*The request*
Copy out each line exactly; pictures stay out of the copy.

*Data provided*
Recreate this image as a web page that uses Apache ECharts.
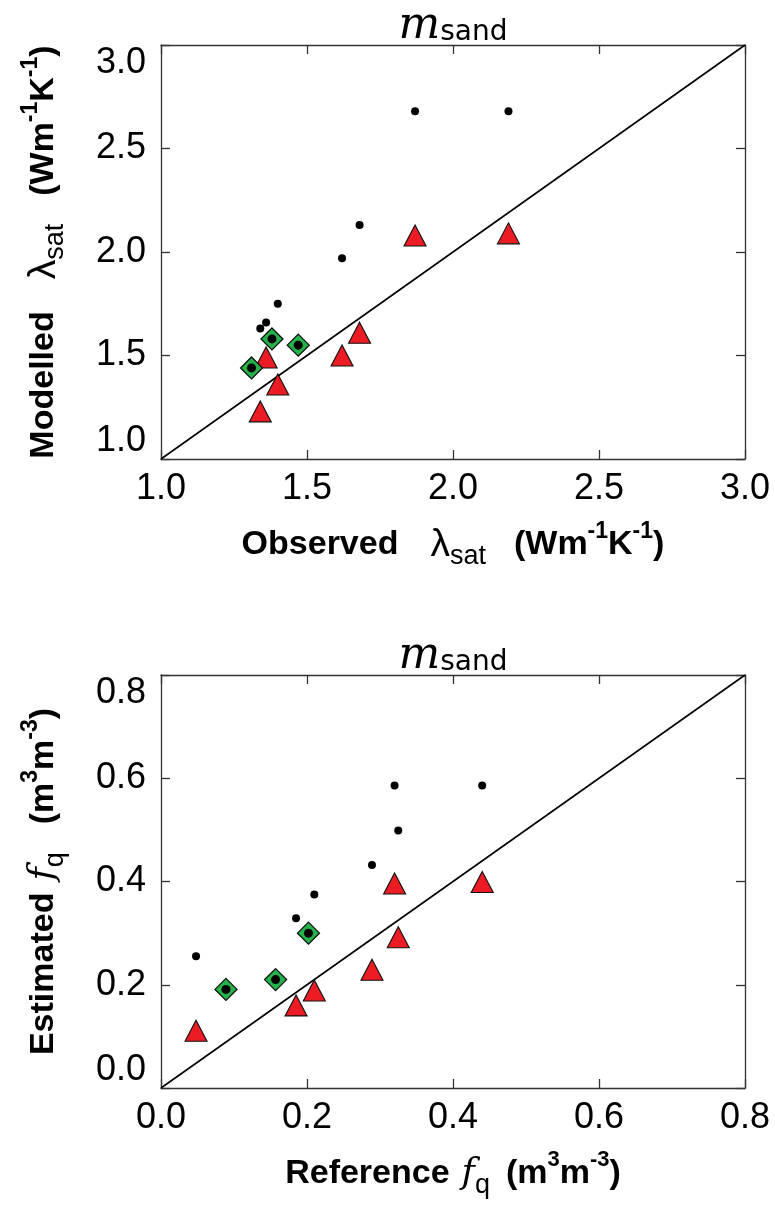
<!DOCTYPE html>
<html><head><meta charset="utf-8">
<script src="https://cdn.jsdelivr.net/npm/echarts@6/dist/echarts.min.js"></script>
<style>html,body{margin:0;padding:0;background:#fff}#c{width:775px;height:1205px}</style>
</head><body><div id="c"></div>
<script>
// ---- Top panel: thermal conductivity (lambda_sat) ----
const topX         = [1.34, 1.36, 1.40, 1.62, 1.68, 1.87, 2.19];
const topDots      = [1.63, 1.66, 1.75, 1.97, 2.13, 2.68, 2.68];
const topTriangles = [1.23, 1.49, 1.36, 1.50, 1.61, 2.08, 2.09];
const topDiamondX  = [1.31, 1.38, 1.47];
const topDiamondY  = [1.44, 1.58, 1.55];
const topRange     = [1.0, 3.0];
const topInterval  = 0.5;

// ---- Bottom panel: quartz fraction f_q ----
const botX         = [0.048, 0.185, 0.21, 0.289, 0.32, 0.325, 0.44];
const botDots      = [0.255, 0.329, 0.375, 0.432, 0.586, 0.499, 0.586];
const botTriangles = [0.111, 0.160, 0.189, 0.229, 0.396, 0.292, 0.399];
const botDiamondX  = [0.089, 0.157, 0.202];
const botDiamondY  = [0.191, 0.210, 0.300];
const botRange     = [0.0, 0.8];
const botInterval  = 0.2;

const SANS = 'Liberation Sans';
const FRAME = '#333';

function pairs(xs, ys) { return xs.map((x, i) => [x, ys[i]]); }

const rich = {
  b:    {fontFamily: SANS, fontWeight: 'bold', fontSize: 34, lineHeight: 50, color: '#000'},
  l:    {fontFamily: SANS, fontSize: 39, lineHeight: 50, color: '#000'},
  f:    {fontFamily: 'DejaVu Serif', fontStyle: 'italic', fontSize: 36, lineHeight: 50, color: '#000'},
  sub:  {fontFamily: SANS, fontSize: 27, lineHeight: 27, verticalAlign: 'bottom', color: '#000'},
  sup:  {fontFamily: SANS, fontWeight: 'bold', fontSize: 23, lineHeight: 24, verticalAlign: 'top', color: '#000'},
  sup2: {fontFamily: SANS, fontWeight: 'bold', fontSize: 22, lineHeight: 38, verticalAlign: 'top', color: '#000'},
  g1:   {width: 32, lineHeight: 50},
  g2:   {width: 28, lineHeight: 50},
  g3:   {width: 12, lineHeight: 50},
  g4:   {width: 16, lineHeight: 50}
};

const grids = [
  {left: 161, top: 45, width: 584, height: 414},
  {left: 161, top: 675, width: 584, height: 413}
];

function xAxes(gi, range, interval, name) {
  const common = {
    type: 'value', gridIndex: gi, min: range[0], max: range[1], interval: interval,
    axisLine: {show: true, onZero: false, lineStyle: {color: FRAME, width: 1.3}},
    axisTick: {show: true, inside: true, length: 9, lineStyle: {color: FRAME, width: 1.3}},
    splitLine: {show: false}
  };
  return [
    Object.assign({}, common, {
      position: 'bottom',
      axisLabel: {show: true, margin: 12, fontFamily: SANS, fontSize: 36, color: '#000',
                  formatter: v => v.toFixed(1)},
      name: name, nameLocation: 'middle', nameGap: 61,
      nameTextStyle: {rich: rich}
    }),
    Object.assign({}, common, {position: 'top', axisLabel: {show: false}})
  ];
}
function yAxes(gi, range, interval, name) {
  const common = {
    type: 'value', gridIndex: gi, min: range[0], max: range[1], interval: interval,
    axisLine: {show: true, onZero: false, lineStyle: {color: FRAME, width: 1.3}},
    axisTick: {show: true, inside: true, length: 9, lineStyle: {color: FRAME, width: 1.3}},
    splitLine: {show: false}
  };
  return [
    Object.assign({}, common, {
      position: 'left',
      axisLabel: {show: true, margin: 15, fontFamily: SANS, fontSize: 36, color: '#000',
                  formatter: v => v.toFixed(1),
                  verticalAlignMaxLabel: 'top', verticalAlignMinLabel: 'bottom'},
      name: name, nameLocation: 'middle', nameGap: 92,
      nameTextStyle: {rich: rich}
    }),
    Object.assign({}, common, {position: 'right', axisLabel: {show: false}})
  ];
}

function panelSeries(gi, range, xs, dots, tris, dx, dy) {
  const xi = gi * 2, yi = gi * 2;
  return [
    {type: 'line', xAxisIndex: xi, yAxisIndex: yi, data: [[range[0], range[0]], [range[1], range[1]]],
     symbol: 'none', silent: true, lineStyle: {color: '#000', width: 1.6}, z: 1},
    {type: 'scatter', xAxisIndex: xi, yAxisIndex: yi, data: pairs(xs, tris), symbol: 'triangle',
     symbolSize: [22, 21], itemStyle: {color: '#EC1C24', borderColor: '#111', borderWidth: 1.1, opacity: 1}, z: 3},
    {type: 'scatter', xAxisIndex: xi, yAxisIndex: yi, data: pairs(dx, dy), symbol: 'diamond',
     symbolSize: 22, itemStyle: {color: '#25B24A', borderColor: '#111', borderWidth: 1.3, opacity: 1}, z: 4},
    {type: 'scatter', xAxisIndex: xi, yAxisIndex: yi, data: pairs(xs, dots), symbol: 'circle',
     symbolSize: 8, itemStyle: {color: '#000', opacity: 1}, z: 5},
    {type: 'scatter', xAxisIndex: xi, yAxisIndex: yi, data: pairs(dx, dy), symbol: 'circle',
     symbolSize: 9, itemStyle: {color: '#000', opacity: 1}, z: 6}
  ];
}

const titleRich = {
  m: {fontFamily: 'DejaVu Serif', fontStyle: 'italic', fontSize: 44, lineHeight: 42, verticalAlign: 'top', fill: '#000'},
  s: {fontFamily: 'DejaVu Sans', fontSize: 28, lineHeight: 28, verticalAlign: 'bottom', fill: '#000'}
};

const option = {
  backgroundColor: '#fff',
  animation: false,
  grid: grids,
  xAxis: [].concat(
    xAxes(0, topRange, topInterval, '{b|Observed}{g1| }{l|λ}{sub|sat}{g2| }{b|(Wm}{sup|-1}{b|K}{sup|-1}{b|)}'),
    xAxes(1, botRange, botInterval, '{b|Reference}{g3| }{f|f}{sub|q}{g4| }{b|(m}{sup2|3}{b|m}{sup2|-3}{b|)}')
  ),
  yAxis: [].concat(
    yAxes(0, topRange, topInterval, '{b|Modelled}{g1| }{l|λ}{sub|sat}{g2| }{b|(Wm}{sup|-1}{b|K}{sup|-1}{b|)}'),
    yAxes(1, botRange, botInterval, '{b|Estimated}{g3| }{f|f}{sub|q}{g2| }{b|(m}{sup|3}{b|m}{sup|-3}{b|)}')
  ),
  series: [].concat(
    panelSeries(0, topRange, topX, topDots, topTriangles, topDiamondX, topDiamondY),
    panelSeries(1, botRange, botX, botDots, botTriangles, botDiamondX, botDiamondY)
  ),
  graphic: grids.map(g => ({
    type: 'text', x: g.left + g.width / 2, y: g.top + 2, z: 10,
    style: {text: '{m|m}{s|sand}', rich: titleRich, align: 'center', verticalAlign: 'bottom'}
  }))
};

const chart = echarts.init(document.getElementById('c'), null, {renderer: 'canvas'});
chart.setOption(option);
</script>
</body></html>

*Solution below*
Recreate this image as a web page that uses Apache ECharts.
<!DOCTYPE html>
<html><head><meta charset="utf-8">
<script src="https://cdn.jsdelivr.net/npm/echarts@6/dist/echarts.min.js"></script>
<style>html,body{margin:0;padding:0;background:#fff}#c{width:775px;height:1205px}</style>
</head><body><div id="c"></div>
<script>
// ---- Top panel: thermal conductivity (lambda_sat) ----
const topX         = [1.34, 1.36, 1.40, 1.62, 1.68, 1.87, 2.19];
const topDots      = [1.63, 1.66, 1.75, 1.97, 2.13, 2.68, 2.68];
const topTriangles = [1.23, 1.49, 1.36, 1.50, 1.61, 2.08, 2.09];
const topDiamondX  = [1.31, 1.38, 1.47];
const topDiamondY  = [1.44, 1.58, 1.55];
const topRange     = [1.0, 3.0];
const topInterval  = 0.5;

// ---- Bottom panel: quartz fraction f_q ----
const botX         = [0.048, 0.185, 0.21, 0.289, 0.32, 0.325, 0.44];
const botDots      = [0.255, 0.329, 0.375, 0.432, 0.586, 0.499, 0.586];
const botTriangles = [0.111, 0.160, 0.189, 0.229, 0.396, 0.292, 0.399];
const botDiamondX  = [0.089, 0.157, 0.202];
const botDiamondY  = [0.191, 0.210, 0.300];
const botRange     = [0.0, 0.8];
const botInterval  = 0.2;

const SANS = 'Liberation Sans';
const FRAME = '#333';

function pairs(xs, ys) { return xs.map((x, i) => [x, ys[i]]); }

const rich = {
  b:    {fontFamily: SANS, fontWeight: 'bold', fontSize: 34, lineHeight: 50, color: '#000'},
  l:    {fontFamily: SANS, fontSize: 39, lineHeight: 50, color: '#000'},
  f:    {fontFamily: 'DejaVu Serif', fontStyle: 'italic', fontSize: 36, lineHeight: 50, color: '#000'},
  sub:  {fontFamily: SANS, fontSize: 27, lineHeight: 27, verticalAlign: 'bottom', color: '#000'},
  sup:  {fontFamily: SANS, fontWeight: 'bold', fontSize: 23, lineHeight: 24, verticalAlign: 'top', color: '#000'},
  sup2: {fontFamily: SANS, fontWeight: 'bold', fontSize: 22, lineHeight: 38, verticalAlign: 'top', color: '#000'},
  g1:   {width: 32, lineHeight: 50},
  g2:   {width: 28, lineHeight: 50},
  g3:   {width: 12, lineHeight: 50},
  g4:   {width: 16, lineHeight: 50}
};

const grids = [
  {left: 161, top: 45, width: 584, height: 414},
  {left: 161, top: 675, width: 584, height: 413}
];

function xAxes(gi, range, interval, name) {
  const common = {
    type: 'value', gridIndex: gi, min: range[0], max: range[1], interval: interval,
    axisLine: {show: true, onZero: false, lineStyle: {color: FRAME, width: 1.3}},
    axisTick: {show: true, inside: true, length: 9, lineStyle: {color: FRAME, width: 1.3}},
    splitLine: {show: false}
  };
  return [
    Object.assign({}, common, {
      position: 'bottom',
      axisLabel: {show: true, margin: 12, fontFamily: SANS, fontSize: 36, color: '#000',
                  formatter: v => v.toFixed(1)},
      name: name, nameLocation: 'middle', nameGap: 61,
      nameTextStyle: {rich: rich}
    }),
    Object.assign({}, common, {position: 'top', axisLabel: {show: false}})
  ];
}
function yAxes(gi, range, interval, name) {
  const common = {
    type: 'value', gridIndex: gi, min: range[0], max: range[1], interval: interval,
    axisLine: {show: true, onZero: false, lineStyle: {color: FRAME, width: 1.3}},
    axisTick: {show: true, inside: true, length: 9, lineStyle: {color: FRAME, width: 1.3}},
    splitLine: {show: false}
  };
  return [
    Object.assign({}, common, {
      position: 'left',
      axisLabel: {show: true, margin: 15, fontFamily: SANS, fontSize: 36, color: '#000',
                  formatter: v => v.toFixed(1),
                  verticalAlignMaxLabel: 'top', verticalAlignMinLabel: 'bottom'},
      name: name, nameLocation: 'middle', nameGap: 92,
      nameTextStyle: {rich: rich}
    }),
    Object.assign({}, common, {position: 'right', axisLabel: {show: false}})
  ];
}

function panelSeries(gi, range, xs, dots, tris, dx, dy) {
  const xi = gi * 2, yi = gi * 2;
  return [
    {type: 'line', xAxisIndex: xi, yAxisIndex: yi, data: [[range[0], range[0]], [range[1], range[1]]],
     symbol: 'none', silent: true, lineStyle: {color: '#000', width: 1.6}, z: 1},
    {type: 'scatter', xAxisIndex: xi, yAxisIndex: yi, data: pairs(xs, tris), symbol: 'triangle',
     symbolSize: [22, 21], itemStyle: {color: '#EC1C24', borderColor: '#111', borderWidth: 1.1, opacity: 1}, z: 3},
    {type: 'scatter', xAxisIndex: xi, yAxisIndex: yi, data: pairs(dx, dy), symbol: 'diamond',
     symbolSize: 22, itemStyle: {color: '#25B24A', borderColor: '#111', borderWidth: 1.3, opacity: 1}, z: 4},
    {type: 'scatter', xAxisIndex: xi, yAxisIndex: yi, data: pairs(xs, dots), symbol: 'circle',
     symbolSize: 8, itemStyle: {color: '#000', opacity: 1}, z: 5},
    {type: 'scatter', xAxisIndex: xi, yAxisIndex: yi, data: pairs(dx, dy), symbol: 'circle',
     symbolSize: 9, itemStyle: {color: '#000', opacity: 1}, z: 6}
  ];
}

const titleRich = {
  m: {fontFamily: 'DejaVu Serif', fontStyle: 'italic', fontSize: 44, lineHeight: 42, verticalAlign: 'top', fill: '#000'},
  s: {fontFamily: 'DejaVu Sans', fontSize: 28, lineHeight: 28, verticalAlign: 'bottom', fill: '#000'}
};

const option = {
  backgroundColor: '#fff',
  animation: false,
  grid: grids,
  xAxis: [].concat(
    xAxes(0, topRange, topInterval, '{b|Observed}{g1| }{l|λ}{sub|sat}{g2| }{b|(Wm}{sup|-1}{b|K}{sup|-1}{b|)}'),
    xAxes(1, botRange, botInterval, '{b|Reference}{g3| }{f|f}{sub|q}{g4| }{b|(m}{sup2|3}{b|m}{sup2|-3}{b|)}')
  ),
  yAxis: [].concat(
    yAxes(0, topRange, topInterval, '{b|Modelled}{g1| }{l|λ}{sub|sat}{g2| }{b|(Wm}{sup|-1}{b|K}{sup|-1}{b|)}'),
    yAxes(1, botRange, botInterval, '{b|Estimated}{g3| }{f|f}{sub|q}{g2| }{b|(m}{sup|3}{b|m}{sup|-3}{b|)}')
  ),
  series: [].concat(
    panelSeries(0, topRange, topX, topDots, topTriangles, topDiamondX, topDiamondY),
    panelSeries(1, botRange, botX, botDots, botTriangles, botDiamondX, botDiamondY)
  ),
  graphic: grids.map(g => ({
    type: 'text', x: g.left + g.width / 2, y: g.top + 2, z: 10,
    style: {text: '{m|m}{s|sand}', rich: titleRich, align: 'center', verticalAlign: 'bottom'}
  }))
};

const chart = echarts.init(document.getElementById('c'), null, {renderer: 'canvas'});
chart.setOption(option);
</script>
</body></html>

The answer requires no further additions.